* Start Data *
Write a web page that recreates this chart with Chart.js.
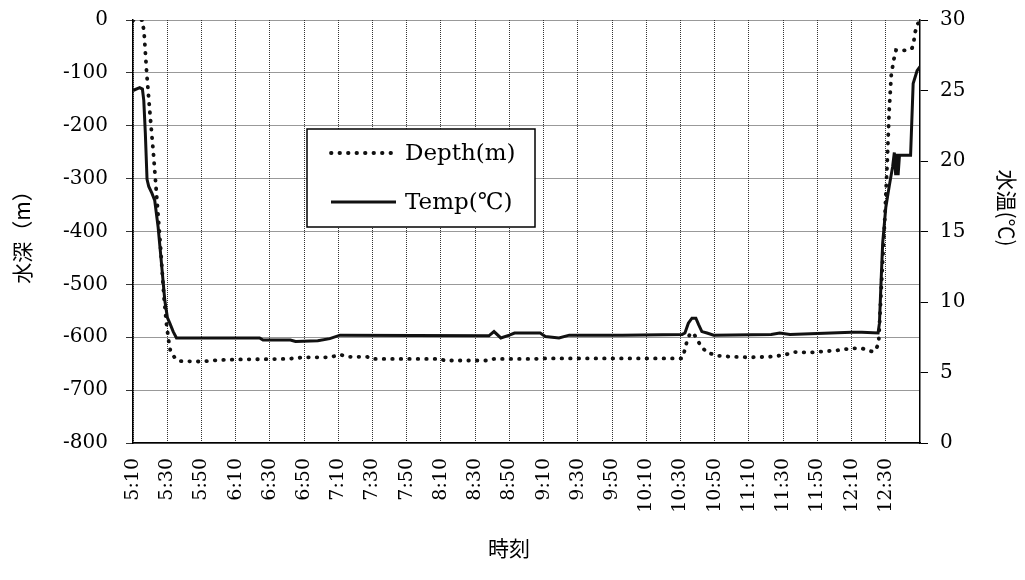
<!DOCTYPE html>
<html>
<head>
<meta charset="utf-8">
<script src="https://cdn.jsdelivr.net/npm/chart.js@4/dist/chart.umd.min.js"></script>
<style>
  body { margin: 0; background: #fff; }
  #wrap { width: 1025px; height: 580px; }
</style>
</head>
<body>
<div id="wrap"><canvas id="chart"></canvas></div>
<script>
// x axis tick labels, one every 20 minutes
const timeLabels = ['5:10','5:30','5:50','6:10','6:30','6:50','7:10','7:30','7:50','8:10','8:30','8:50',
  '9:10','9:30','9:50','10:10','10:30','10:50','11:10','11:30','11:50','12:10','12:30'];

// depth log (time in minutes after midnight, depth in m)
const depthTime = [310, 315.5, 316.5, 318, 320, 322, 324, 326, 328, 329.5, 331, 332, 334.5, 337,
  350, 360, 372, 400, 410, 425, 431, 436, 447, 450, 490, 492, 518, 521, 545, 550, 600, 631,
  632, 633, 634, 636, 638, 639.6, 641.5, 645.5, 652, 660, 670, 682, 690, 697, 705, 713, 721,
  730, 736, 742, 744, 745.8, 747.6, 749.4, 750.9, 752, 753.2, 754.6, 756, 759, 763.5, 765.4,
  766.4, 767, 768.5, 770];
const depthValue = [0, 0, -25, -100, -180, -255, -340, -425, -520, -573, -610, -628, -639, -645,
  -646, -643, -642, -641, -638, -638, -633, -637, -637, -641, -641, -644, -644, -641, -641, -640, -640, -640,
  -630, -618, -604, -591, -595, -602, -615, -629, -635, -637, -638, -637, -634, -628, -629, -627, -625,
  -621, -621, -627, -625, -611, -492, -378, -265, -170, -104, -76, -57, -58, -57, -53,
  -40, -25, -8, -2];

// temperature log (time in minutes, temp in deg C)
const tempTime = [310, 313.9, 315.5, 316.3, 317.2, 318.2, 319.2, 321.1, 322.7, 324.7, 326.6, 328.6,
  330.1, 331.5, 333.5, 335.4, 384, 386, 402, 405, 418, 425, 431, 518, 521, 525, 530, 533, 548,
  551, 559, 565, 596, 631, 632.6, 634.6, 636.7, 639, 640.6, 642.5, 645.5, 649.4, 683, 688, 694,
  730, 736, 745.5, 746.3, 747.2, 748.2, 750, 752, 754, 755, 755.8, 756.5, 757.2, 758, 764.5,
  766, 768.3, 770];
const tempValue = [25.0, 25.2, 25.1, 24.3, 22.0, 18.7, 18.2, 17.7, 17.2, 15.3, 12.8, 10.1,
  8.9, 8.5, 7.9, 7.45, 7.45, 7.3, 7.3, 7.2, 7.25, 7.4, 7.65, 7.6, 7.9, 7.45, 7.65, 7.8, 7.8,
  7.55, 7.45, 7.65, 7.65, 7.7, 7.8, 8.5, 8.85, 8.85, 8.4, 7.9, 7.8, 7.65, 7.7, 7.8, 7.7,
  7.85, 7.85, 7.8, 8.5, 11.3, 14.2, 16.7, 18.2, 19.6, 20.6, 19.0, 20.5, 19.0, 20.4, 20.4,
  25.5, 26.4, 26.7];

const toMinutes = s => { const p = s.split(':'); return (+p[0]) * 60 + (+p[1]); };
const serif = '"DejaVu Serif", "Liberation Serif", serif';
const gothic = '"Noto Sans CJK JP", "Noto Sans", sans-serif';

// legend box inside the plot + axis titles
const overlay = {
  id: 'overlay',
  afterDraw(chart) {
    const ctx = chart.ctx;
    ctx.save();
    // legend
    ctx.fillStyle = '#fff';
    ctx.fillRect(307, 129, 228, 98);
    ctx.strokeStyle = '#000';
    ctx.lineWidth = 1.5;
    ctx.strokeRect(307, 129, 228, 98);
    const rows = [153, 202];
    chart.data.datasets.forEach((ds, i) => {
      ctx.save();
      ctx.strokeStyle = ds.borderColor;
      ctx.lineWidth = ds.borderWidth;
      ctx.lineCap = ds.borderCapStyle || 'butt';
      ctx.setLineDash(ds.borderDash || []);
      ctx.beginPath();
      ctx.moveTo(331, rows[i]);
      ctx.lineTo(396, rows[i]);
      ctx.stroke();
      ctx.restore();
      ctx.fillStyle = '#000';
      ctx.font = '23px ' + serif;
      ctx.textAlign = 'left';
      ctx.textBaseline = 'middle';
      ctx.fillText(ds.label, 405, rows[i] + 1);
    });
    // axis titles
    ctx.fillStyle = '#000';
    ctx.font = '21px ' + gothic;
    ctx.textAlign = 'center';
    ctx.textBaseline = 'middle';
    ctx.fillText('時刻', 509, 548);
    ctx.save();
    ctx.translate(22, 232);
    ctx.rotate(-Math.PI / 2);
    ctx.fillText('水深（m）', 0, 0);
    ctx.restore();
    ctx.save();
    ctx.translate(1007, 208);
    ctx.rotate(Math.PI / 2);
    ctx.fillText('水温(℃)', 0, 0);
    ctx.restore();
    ctx.restore();
  }
};

// fix the size of each axis box so the plot area sits where the original has it
const fitY = w => axis => { axis.width = w; axis.paddingTop = 0; axis.paddingBottom = 0; };

new Chart(document.getElementById('chart'), {
  type: 'line',
  data: {
    datasets: [
      {
        label: 'Depth(m)',
        data: depthTime.map((t, i) => ({ x: t, y: depthValue[i] })),
        yAxisID: 'y',
        borderColor: '#111',
        borderWidth: 3.8,
        borderDash: [0.5, 8],
        borderCapStyle: 'round',
        pointRadius: 0,
        tension: 0,
        fill: false
      },
      {
        label: 'Temp(℃)',
        data: tempTime.map((t, i) => ({ x: t, y: tempValue[i] })),
        yAxisID: 'y2',
        borderColor: '#111',
        borderWidth: 3,
        pointRadius: 0,
        tension: 0,
        fill: false
      }
    ]
  },
  options: {
    responsive: true,
    maintainAspectRatio: false,
    animation: false,
    layout: { padding: { top: 20, left: 0, right: 0, bottom: 0 } },
    plugins: { legend: { display: false }, tooltip: { enabled: false } },
    scales: {
      x: {
        type: 'linear',
        min: 310,
        max: 770,
        afterBuildTicks: axis => { axis.ticks = timeLabels.map(l => ({ value: toMinutes(l) })); },
        afterFit: axis => { axis.height = 137; axis.paddingLeft = 0; axis.paddingRight = 0; },
        ticks: {
          autoSkip: false,
          maxRotation: 90,
          minRotation: 90,
          padding: 15,
          color: '#000',
          font: { family: serif, size: 19 },
          callback: (v, i) => timeLabels[i]
        },
        grid: { color: '#333', lineWidth: 1, drawTicks: false },
        border: { color: '#000', width: 1.5, dash: [1, 1] }
      },
      y: {
        position: 'left',
        min: -800,
        max: 0,
        afterFit: fitY(133),
        ticks: {
          stepSize: 100,
          padding: 18,
          color: '#000',
          font: { family: serif, size: 20 }
        },
        grid: { color: '#333', lineWidth: 1, tickLength: 7 },
        border: { color: '#000', width: 1.5, dash: [1, 1] }
      },
      y2: {
        position: 'right',
        min: 0,
        max: 30,
        afterFit: fitY(105),
        ticks: {
          stepSize: 5,
          padding: 12,
          color: '#000',
          font: { family: serif, size: 20 }
        },
        grid: { drawOnChartArea: false, color: '#000', tickLength: 8 },
        border: { color: '#000', width: 1.5 }
      }
    }
  },
  plugins: [overlay]
});
</script>
</body>
</html>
* End Data *
▶ _Task brief_:
Skip the pictures and restate exactly the lines from the beginning of the listing to the line with "-40, -25, -8, -2];", that line included.

▶ _Right answer_:
Write a web page that recreates this chart with Chart.js.
<!DOCTYPE html>
<html>
<head>
<meta charset="utf-8">
<script src="https://cdn.jsdelivr.net/npm/chart.js@4/dist/chart.umd.min.js"></script>
<style>
  body { margin: 0; background: #fff; }
  #wrap { width: 1025px; height: 580px; }
</style>
</head>
<body>
<div id="wrap"><canvas id="chart"></canvas></div>
<script>
// x axis tick labels, one every 20 minutes
const timeLabels = ['5:10','5:30','5:50','6:10','6:30','6:50','7:10','7:30','7:50','8:10','8:30','8:50',
  '9:10','9:30','9:50','10:10','10:30','10:50','11:10','11:30','11:50','12:10','12:30'];

// depth log (time in minutes after midnight, depth in m)
const depthTime = [310, 315.5, 316.5, 318, 320, 322, 324, 326, 328, 329.5, 331, 332, 334.5, 337,
  350, 360, 372, 400, 410, 425, 431, 436, 447, 450, 490, 492, 518, 521, 545, 550, 600, 631,
  632, 633, 634, 636, 638, 639.6, 641.5, 645.5, 652, 660, 670, 682, 690, 697, 705, 713, 721,
  730, 736, 742, 744, 745.8, 747.6, 749.4, 750.9, 752, 753.2, 754.6, 756, 759, 763.5, 765.4,
  766.4, 767, 768.5, 770];
const depthValue = [0, 0, -25, -100, -180, -255, -340, -425, -520, -573, -610, -628, -639, -645,
  -646, -643, -642, -641, -638, -638, -633, -637, -637, -641, -641, -644, -644, -641, -641, -640, -640, -640,
  -630, -618, -604, -591, -595, -602, -615, -629, -635, -637, -638, -637, -634, -628, -629, -627, -625,
  -621, -621, -627, -625, -611, -492, -378, -265, -170, -104, -76, -57, -58, -57, -53,
  -40, -25, -8, -2];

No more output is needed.